Prompt: In your copy, include every line of the listing below exactly but none of the pictures.

Recorded data:
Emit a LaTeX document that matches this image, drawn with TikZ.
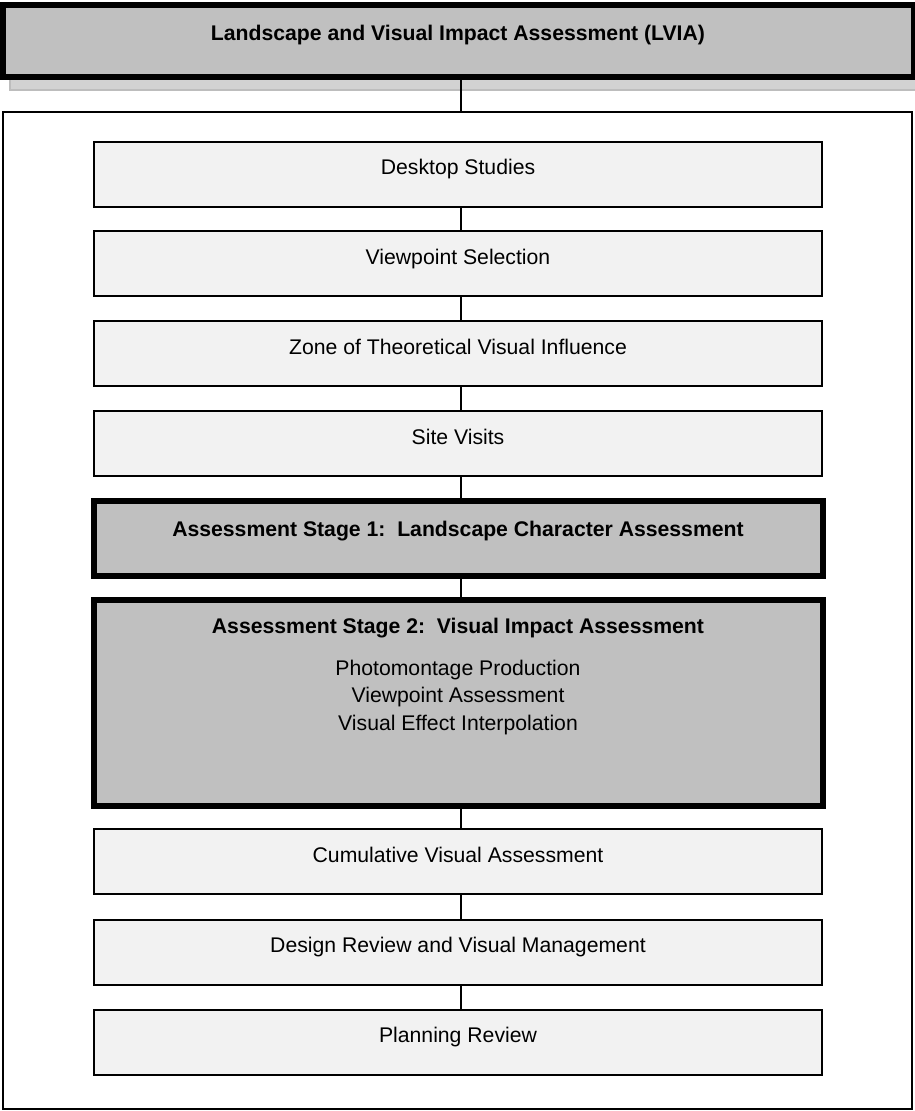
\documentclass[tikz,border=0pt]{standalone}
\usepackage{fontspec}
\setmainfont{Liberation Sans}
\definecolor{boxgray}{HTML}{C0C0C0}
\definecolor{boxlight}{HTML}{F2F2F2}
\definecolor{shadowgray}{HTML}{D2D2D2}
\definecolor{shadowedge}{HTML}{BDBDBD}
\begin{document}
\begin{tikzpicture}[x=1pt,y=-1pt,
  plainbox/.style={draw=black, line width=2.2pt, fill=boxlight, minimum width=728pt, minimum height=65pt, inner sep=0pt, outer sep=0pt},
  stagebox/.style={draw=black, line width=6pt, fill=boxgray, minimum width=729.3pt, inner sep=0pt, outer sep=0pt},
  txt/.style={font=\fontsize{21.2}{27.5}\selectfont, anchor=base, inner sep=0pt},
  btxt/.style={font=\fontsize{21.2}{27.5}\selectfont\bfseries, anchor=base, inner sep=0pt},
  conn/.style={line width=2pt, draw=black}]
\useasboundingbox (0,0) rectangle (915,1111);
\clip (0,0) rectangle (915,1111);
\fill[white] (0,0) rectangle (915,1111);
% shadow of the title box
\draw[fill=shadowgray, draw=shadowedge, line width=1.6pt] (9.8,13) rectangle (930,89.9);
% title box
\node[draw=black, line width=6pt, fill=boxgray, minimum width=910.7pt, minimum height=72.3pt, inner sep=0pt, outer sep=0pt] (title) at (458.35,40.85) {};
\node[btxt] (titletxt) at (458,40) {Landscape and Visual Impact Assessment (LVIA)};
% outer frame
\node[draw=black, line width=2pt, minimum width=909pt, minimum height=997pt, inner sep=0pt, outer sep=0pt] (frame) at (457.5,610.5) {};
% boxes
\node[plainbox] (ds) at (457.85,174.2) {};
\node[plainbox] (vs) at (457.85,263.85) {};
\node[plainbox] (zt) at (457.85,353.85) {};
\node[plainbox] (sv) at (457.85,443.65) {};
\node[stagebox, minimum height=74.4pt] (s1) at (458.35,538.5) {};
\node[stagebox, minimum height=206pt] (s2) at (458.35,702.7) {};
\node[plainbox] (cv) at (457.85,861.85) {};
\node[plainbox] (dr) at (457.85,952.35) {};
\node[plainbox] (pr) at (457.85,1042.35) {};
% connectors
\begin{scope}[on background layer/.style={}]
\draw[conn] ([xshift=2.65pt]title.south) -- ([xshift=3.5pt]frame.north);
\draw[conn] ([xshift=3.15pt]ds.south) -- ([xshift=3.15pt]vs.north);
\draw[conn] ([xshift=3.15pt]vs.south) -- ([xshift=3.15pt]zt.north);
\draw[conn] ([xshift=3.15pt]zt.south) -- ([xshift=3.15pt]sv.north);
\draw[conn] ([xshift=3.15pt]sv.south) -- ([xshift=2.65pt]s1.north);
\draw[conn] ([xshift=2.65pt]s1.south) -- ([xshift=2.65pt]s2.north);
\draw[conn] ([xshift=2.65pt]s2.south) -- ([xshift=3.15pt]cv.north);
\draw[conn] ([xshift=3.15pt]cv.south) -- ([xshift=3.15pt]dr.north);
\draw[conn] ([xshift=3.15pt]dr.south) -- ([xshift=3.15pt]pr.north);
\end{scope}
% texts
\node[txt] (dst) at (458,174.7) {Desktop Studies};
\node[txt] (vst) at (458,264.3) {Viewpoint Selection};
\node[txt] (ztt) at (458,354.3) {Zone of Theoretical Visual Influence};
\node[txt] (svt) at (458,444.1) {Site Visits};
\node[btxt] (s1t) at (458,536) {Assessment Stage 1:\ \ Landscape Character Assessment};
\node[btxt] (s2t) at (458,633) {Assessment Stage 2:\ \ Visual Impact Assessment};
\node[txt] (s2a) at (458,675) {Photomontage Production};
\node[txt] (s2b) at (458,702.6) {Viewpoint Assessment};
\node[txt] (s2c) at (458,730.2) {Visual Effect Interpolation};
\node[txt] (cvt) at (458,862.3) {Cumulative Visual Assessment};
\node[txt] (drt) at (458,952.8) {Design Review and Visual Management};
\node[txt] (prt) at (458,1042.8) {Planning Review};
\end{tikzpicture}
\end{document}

Full response:
Emit a LaTeX document that matches this image, drawn with TikZ.
\documentclass[tikz,border=0pt]{standalone}
\usepackage{fontspec}
\setmainfont{Liberation Sans}
\definecolor{boxgray}{HTML}{C0C0C0}
\definecolor{boxlight}{HTML}{F2F2F2}
\definecolor{shadowgray}{HTML}{D2D2D2}
\definecolor{shadowedge}{HTML}{BDBDBD}
\begin{document}
\begin{tikzpicture}[x=1pt,y=-1pt,
  plainbox/.style={draw=black, line width=2.2pt, fill=boxlight, minimum width=728pt, minimum height=65pt, inner sep=0pt, outer sep=0pt},
  stagebox/.style={draw=black, line width=6pt, fill=boxgray, minimum width=729.3pt, inner sep=0pt, outer sep=0pt},
  txt/.style={font=\fontsize{21.2}{27.5}\selectfont, anchor=base, inner sep=0pt},
  btxt/.style={font=\fontsize{21.2}{27.5}\selectfont\bfseries, anchor=base, inner sep=0pt},
  conn/.style={line width=2pt, draw=black}]
\useasboundingbox (0,0) rectangle (915,1111);
\clip (0,0) rectangle (915,1111);
\fill[white] (0,0) rectangle (915,1111);
% shadow of the title box
\draw[fill=shadowgray, draw=shadowedge, line width=1.6pt] (9.8,13) rectangle (930,89.9);
% title box
\node[draw=black, line width=6pt, fill=boxgray, minimum width=910.7pt, minimum height=72.3pt, inner sep=0pt, outer sep=0pt] (title) at (458.35,40.85) {};
\node[btxt] (titletxt) at (458,40) {Landscape and Visual Impact Assessment (LVIA)};
% outer frame
\node[draw=black, line width=2pt, minimum width=909pt, minimum height=997pt, inner sep=0pt, outer sep=0pt] (frame) at (457.5,610.5) {};
% boxes
\node[plainbox] (ds) at (457.85,174.2) {};
\node[plainbox] (vs) at (457.85,263.85) {};
\node[plainbox] (zt) at (457.85,353.85) {};
\node[plainbox] (sv) at (457.85,443.65) {};
\node[stagebox, minimum height=74.4pt] (s1) at (458.35,538.5) {};
\node[stagebox, minimum height=206pt] (s2) at (458.35,702.7) {};
\node[plainbox] (cv) at (457.85,861.85) {};
\node[plainbox] (dr) at (457.85,952.35) {};
\node[plainbox] (pr) at (457.85,1042.35) {};
% connectors
\begin{scope}[on background layer/.style={}]
\draw[conn] ([xshift=2.65pt]title.south) -- ([xshift=3.5pt]frame.north);
\draw[conn] ([xshift=3.15pt]ds.south) -- ([xshift=3.15pt]vs.north);
\draw[conn] ([xshift=3.15pt]vs.south) -- ([xshift=3.15pt]zt.north);
\draw[conn] ([xshift=3.15pt]zt.south) -- ([xshift=3.15pt]sv.north);
\draw[conn] ([xshift=3.15pt]sv.south) -- ([xshift=2.65pt]s1.north);
\draw[conn] ([xshift=2.65pt]s1.south) -- ([xshift=2.65pt]s2.north);
\draw[conn] ([xshift=2.65pt]s2.south) -- ([xshift=3.15pt]cv.north);
\draw[conn] ([xshift=3.15pt]cv.south) -- ([xshift=3.15pt]dr.north);
\draw[conn] ([xshift=3.15pt]dr.south) -- ([xshift=3.15pt]pr.north);
\end{scope}
% texts
\node[txt] (dst) at (458,174.7) {Desktop Studies};
\node[txt] (vst) at (458,264.3) {Viewpoint Selection};
\node[txt] (ztt) at (458,354.3) {Zone of Theoretical Visual Influence};
\node[txt] (svt) at (458,444.1) {Site Visits};
\node[btxt] (s1t) at (458,536) {Assessment Stage 1:\ \ Landscape Character Assessment};
\node[btxt] (s2t) at (458,633) {Assessment Stage 2:\ \ Visual Impact Assessment};
\node[txt] (s2a) at (458,675) {Photomontage Production};
\node[txt] (s2b) at (458,702.6) {Viewpoint Assessment};
\node[txt] (s2c) at (458,730.2) {Visual Effect Interpolation};
\node[txt] (cvt) at (458,862.3) {Cumulative Visual Assessment};
\node[txt] (drt) at (458,952.8) {Design Review and Visual Management};
\node[txt] (prt) at (458,1042.8) {Planning Review};
\end{tikzpicture}
\end{document}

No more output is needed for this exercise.